Output the line that holds "Generate a Python", the line that holds "plt.rcParams['font.family'] = ['Lato', 'DejaVu", and every line between them, exactly, but none of the pictures.
---------- Records provided ----------
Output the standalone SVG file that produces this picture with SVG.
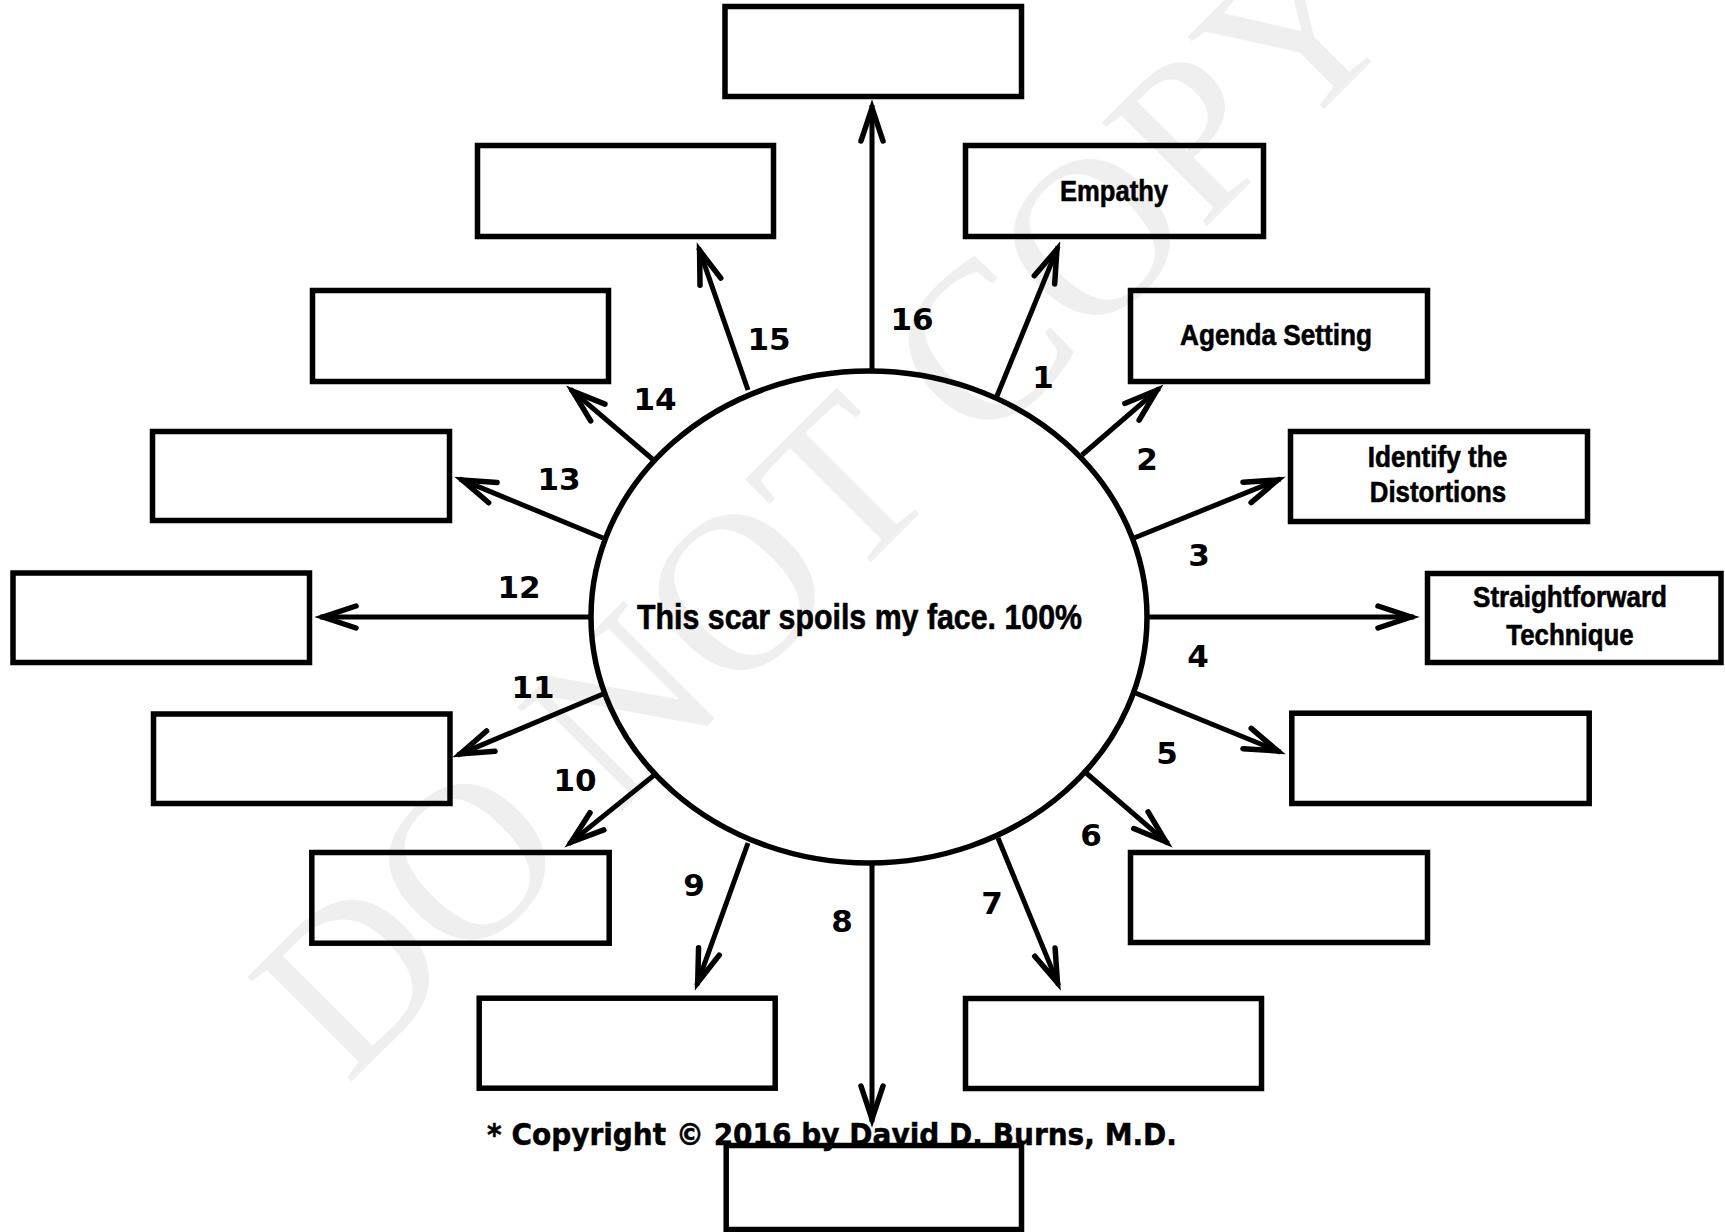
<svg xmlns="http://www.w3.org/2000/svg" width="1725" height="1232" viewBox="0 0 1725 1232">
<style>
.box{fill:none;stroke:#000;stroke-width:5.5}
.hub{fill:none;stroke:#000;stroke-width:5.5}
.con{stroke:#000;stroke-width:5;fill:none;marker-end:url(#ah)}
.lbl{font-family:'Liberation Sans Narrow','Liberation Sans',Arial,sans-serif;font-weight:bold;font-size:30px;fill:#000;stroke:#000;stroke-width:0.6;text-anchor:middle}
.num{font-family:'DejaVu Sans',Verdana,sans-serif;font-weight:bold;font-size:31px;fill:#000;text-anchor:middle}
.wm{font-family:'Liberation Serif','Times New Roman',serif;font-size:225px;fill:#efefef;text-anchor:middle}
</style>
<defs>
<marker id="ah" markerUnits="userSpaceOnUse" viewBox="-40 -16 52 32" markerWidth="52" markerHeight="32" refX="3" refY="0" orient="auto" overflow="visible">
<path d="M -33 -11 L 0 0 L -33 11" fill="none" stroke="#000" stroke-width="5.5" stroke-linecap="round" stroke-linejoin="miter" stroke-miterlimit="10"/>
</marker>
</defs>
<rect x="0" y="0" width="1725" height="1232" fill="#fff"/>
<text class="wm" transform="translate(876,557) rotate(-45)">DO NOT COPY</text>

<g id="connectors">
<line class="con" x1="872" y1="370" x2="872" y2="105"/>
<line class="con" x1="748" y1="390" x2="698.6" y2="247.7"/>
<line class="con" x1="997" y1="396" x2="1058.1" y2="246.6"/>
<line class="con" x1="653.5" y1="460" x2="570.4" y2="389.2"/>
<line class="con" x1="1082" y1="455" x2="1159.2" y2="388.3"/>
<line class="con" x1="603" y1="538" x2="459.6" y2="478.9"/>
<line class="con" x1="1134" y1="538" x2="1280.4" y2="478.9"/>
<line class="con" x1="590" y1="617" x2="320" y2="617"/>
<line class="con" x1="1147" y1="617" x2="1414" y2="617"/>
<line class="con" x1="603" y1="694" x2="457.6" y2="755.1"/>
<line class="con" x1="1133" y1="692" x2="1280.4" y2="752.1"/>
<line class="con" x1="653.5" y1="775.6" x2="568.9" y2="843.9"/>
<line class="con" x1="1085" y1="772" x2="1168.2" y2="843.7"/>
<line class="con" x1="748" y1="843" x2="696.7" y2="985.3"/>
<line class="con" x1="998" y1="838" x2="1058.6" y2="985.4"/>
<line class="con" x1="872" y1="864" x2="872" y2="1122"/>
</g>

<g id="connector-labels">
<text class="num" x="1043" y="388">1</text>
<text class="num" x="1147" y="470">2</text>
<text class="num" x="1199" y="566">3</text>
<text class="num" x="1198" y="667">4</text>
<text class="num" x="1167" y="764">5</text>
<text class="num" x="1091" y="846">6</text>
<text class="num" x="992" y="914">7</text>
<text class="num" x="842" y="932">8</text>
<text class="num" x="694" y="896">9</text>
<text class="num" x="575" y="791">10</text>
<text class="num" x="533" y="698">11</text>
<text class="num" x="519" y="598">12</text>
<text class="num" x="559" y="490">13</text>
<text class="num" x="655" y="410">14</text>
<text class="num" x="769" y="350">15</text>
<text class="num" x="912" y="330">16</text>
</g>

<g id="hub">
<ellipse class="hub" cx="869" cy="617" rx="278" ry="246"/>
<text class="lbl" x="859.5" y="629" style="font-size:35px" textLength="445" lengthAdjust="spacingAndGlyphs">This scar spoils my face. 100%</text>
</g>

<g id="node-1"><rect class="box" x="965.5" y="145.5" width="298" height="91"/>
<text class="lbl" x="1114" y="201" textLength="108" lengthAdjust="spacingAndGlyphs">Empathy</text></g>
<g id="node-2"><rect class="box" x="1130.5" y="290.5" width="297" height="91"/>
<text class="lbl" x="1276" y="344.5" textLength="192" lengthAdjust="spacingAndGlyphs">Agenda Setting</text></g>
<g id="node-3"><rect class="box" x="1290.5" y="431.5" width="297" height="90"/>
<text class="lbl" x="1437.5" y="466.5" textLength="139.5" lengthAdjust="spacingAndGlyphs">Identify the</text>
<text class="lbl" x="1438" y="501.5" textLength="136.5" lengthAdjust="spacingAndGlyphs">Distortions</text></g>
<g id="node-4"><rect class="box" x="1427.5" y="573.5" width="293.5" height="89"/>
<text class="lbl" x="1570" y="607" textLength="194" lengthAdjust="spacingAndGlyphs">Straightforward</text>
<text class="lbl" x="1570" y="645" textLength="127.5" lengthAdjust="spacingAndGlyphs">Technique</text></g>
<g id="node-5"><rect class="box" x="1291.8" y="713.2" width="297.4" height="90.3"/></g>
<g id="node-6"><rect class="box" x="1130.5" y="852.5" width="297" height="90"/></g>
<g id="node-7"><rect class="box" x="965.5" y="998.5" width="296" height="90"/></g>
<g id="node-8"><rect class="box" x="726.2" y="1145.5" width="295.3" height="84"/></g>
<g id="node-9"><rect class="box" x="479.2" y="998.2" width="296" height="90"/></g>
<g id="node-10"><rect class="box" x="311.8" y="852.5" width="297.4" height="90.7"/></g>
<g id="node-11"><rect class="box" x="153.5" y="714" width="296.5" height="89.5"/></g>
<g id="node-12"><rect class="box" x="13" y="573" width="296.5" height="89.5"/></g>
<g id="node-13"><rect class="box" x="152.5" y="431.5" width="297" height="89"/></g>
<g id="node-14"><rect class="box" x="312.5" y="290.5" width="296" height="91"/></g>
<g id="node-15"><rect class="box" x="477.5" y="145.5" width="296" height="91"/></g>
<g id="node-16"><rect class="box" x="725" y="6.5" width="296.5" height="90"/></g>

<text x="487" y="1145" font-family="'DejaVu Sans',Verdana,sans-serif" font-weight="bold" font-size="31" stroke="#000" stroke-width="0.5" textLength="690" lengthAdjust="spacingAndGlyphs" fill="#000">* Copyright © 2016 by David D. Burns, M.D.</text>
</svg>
----------
---------- Records provided ----------
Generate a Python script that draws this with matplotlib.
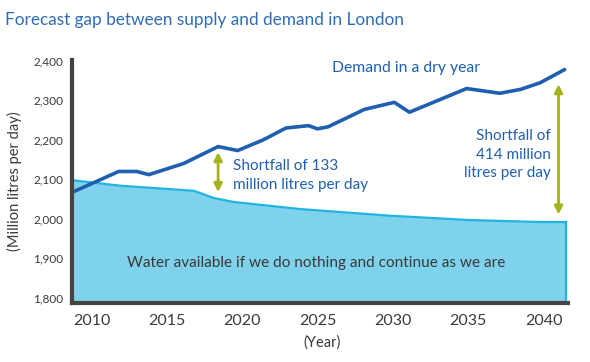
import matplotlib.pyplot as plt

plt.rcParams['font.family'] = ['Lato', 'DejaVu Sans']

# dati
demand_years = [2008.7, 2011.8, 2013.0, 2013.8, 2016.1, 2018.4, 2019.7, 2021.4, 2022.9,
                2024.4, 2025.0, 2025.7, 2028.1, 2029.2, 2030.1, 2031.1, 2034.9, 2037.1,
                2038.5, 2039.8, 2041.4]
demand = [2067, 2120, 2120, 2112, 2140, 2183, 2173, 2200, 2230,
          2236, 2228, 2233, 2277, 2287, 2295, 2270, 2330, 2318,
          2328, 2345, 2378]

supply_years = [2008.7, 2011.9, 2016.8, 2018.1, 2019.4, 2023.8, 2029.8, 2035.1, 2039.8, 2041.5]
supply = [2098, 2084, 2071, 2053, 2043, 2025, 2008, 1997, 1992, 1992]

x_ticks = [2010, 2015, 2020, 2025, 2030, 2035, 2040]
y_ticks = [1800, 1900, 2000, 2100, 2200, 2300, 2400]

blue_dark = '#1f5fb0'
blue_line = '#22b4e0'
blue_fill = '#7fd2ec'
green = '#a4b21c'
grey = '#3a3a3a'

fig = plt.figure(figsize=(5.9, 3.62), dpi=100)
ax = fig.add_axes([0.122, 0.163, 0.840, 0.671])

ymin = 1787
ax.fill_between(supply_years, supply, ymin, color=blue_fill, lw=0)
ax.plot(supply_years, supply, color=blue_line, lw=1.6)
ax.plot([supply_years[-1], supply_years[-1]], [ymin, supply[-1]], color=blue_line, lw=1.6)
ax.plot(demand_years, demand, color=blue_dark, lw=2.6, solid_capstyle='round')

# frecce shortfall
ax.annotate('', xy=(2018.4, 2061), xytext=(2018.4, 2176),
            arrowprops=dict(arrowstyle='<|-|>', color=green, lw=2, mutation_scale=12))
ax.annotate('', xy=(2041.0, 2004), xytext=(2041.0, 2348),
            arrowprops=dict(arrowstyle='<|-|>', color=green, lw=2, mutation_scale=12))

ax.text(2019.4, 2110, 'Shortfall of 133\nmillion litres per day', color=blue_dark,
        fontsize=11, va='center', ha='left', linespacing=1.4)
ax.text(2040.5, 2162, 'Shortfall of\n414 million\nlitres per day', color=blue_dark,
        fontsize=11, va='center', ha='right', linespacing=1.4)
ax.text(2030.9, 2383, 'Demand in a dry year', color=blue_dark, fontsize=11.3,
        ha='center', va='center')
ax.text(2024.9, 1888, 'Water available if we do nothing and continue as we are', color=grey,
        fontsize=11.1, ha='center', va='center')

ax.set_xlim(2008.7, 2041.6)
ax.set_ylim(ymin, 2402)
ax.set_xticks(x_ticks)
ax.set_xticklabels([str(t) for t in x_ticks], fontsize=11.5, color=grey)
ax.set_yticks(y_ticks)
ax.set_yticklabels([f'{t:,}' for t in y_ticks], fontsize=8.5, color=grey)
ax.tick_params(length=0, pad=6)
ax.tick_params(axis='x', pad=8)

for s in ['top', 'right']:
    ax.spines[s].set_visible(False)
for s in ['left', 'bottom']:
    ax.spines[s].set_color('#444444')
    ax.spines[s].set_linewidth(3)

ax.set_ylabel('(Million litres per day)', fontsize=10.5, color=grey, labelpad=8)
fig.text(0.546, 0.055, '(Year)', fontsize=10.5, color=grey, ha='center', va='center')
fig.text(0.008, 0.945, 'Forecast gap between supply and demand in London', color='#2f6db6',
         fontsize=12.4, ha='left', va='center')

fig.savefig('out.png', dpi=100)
----------
---------- Records provided ----------
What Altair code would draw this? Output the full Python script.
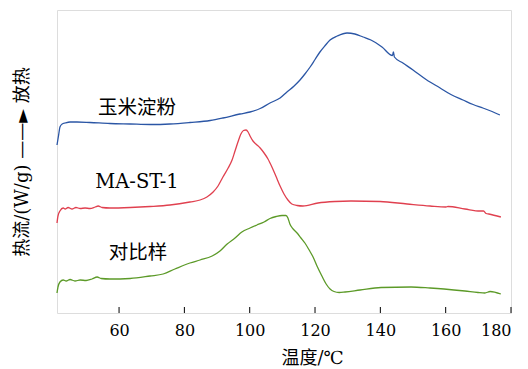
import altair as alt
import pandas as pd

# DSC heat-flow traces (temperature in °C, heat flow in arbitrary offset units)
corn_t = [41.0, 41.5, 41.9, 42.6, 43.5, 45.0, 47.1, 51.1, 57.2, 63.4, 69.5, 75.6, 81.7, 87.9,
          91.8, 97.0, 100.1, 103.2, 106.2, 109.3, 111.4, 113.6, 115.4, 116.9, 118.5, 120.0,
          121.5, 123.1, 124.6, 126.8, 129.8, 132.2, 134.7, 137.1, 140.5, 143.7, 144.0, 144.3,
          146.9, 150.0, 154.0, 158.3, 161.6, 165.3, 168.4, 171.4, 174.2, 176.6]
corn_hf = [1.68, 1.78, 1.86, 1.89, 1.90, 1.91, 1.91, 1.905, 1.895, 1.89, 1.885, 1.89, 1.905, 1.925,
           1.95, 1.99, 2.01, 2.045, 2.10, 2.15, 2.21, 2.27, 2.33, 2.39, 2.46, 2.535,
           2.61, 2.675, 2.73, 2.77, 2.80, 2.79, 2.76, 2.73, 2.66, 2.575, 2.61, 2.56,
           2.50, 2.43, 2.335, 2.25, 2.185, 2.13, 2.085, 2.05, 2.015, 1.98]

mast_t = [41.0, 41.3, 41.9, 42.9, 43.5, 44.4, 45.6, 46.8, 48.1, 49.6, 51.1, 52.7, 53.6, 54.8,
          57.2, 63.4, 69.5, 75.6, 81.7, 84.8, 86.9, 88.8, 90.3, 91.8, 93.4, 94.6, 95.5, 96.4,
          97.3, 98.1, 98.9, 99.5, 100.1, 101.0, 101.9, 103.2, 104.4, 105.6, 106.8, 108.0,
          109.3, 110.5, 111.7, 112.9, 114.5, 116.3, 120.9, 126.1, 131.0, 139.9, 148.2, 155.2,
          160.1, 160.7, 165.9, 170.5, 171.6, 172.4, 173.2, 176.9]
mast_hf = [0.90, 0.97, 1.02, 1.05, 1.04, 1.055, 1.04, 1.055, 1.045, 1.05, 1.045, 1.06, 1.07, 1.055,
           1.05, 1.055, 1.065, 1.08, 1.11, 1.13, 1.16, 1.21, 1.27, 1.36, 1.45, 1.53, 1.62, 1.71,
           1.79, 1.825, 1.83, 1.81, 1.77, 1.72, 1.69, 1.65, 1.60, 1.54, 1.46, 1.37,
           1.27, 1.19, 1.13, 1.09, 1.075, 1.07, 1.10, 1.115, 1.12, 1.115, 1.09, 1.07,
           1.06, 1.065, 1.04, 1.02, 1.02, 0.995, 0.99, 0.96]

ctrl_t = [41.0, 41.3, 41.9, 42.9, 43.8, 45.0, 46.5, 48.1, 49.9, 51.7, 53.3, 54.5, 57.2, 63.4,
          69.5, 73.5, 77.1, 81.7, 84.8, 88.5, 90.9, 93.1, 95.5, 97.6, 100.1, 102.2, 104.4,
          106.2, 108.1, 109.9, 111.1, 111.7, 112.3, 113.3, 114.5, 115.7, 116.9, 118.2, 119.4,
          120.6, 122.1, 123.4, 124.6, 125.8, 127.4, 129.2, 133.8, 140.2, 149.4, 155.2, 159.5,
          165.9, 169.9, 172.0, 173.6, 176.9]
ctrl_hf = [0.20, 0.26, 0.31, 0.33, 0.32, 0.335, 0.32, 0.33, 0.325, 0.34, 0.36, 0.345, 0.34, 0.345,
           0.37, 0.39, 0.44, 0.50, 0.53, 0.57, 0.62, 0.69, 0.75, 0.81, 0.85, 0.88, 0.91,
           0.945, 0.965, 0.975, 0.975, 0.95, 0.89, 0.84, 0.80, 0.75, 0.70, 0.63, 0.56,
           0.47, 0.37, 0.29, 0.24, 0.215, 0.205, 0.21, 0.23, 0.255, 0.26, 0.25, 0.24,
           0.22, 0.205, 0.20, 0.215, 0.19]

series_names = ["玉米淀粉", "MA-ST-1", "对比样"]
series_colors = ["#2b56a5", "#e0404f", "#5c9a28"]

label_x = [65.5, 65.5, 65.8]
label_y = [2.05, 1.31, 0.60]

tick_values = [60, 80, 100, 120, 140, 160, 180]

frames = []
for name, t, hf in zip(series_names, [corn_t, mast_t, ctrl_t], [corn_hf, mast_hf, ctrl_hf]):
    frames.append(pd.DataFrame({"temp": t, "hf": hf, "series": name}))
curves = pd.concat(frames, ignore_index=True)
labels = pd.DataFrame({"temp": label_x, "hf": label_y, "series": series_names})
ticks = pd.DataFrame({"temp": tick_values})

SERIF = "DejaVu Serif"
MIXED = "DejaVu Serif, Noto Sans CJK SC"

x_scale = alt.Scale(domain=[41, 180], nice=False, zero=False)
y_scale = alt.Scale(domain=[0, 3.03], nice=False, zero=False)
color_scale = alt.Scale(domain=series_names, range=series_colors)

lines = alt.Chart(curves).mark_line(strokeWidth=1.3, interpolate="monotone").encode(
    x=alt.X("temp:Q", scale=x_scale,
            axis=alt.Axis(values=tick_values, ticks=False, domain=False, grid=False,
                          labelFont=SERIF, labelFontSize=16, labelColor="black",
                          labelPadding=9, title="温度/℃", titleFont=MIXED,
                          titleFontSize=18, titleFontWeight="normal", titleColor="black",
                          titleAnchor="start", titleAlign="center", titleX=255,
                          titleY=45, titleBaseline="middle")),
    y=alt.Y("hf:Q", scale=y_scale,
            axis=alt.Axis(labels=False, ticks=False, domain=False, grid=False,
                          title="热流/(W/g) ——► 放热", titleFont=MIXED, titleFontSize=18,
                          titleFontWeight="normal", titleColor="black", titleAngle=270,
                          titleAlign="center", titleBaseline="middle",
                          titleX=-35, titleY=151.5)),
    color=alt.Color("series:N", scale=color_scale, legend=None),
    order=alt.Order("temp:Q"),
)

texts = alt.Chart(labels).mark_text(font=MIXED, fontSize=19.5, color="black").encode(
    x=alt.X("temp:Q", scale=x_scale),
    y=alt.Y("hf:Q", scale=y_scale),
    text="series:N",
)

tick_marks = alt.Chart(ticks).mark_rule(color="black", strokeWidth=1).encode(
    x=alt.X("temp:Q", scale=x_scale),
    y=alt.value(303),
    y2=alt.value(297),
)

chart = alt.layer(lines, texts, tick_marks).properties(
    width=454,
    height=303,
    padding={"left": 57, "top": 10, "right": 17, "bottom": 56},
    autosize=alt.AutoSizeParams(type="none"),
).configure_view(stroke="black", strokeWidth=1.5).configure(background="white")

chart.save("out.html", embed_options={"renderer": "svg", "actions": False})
----------
The answer:
Generate a Python script that draws this with matplotlib.
import matplotlib.pyplot as plt

plt.rcParams['font.family'] = ['Lato', 'DejaVu Sans']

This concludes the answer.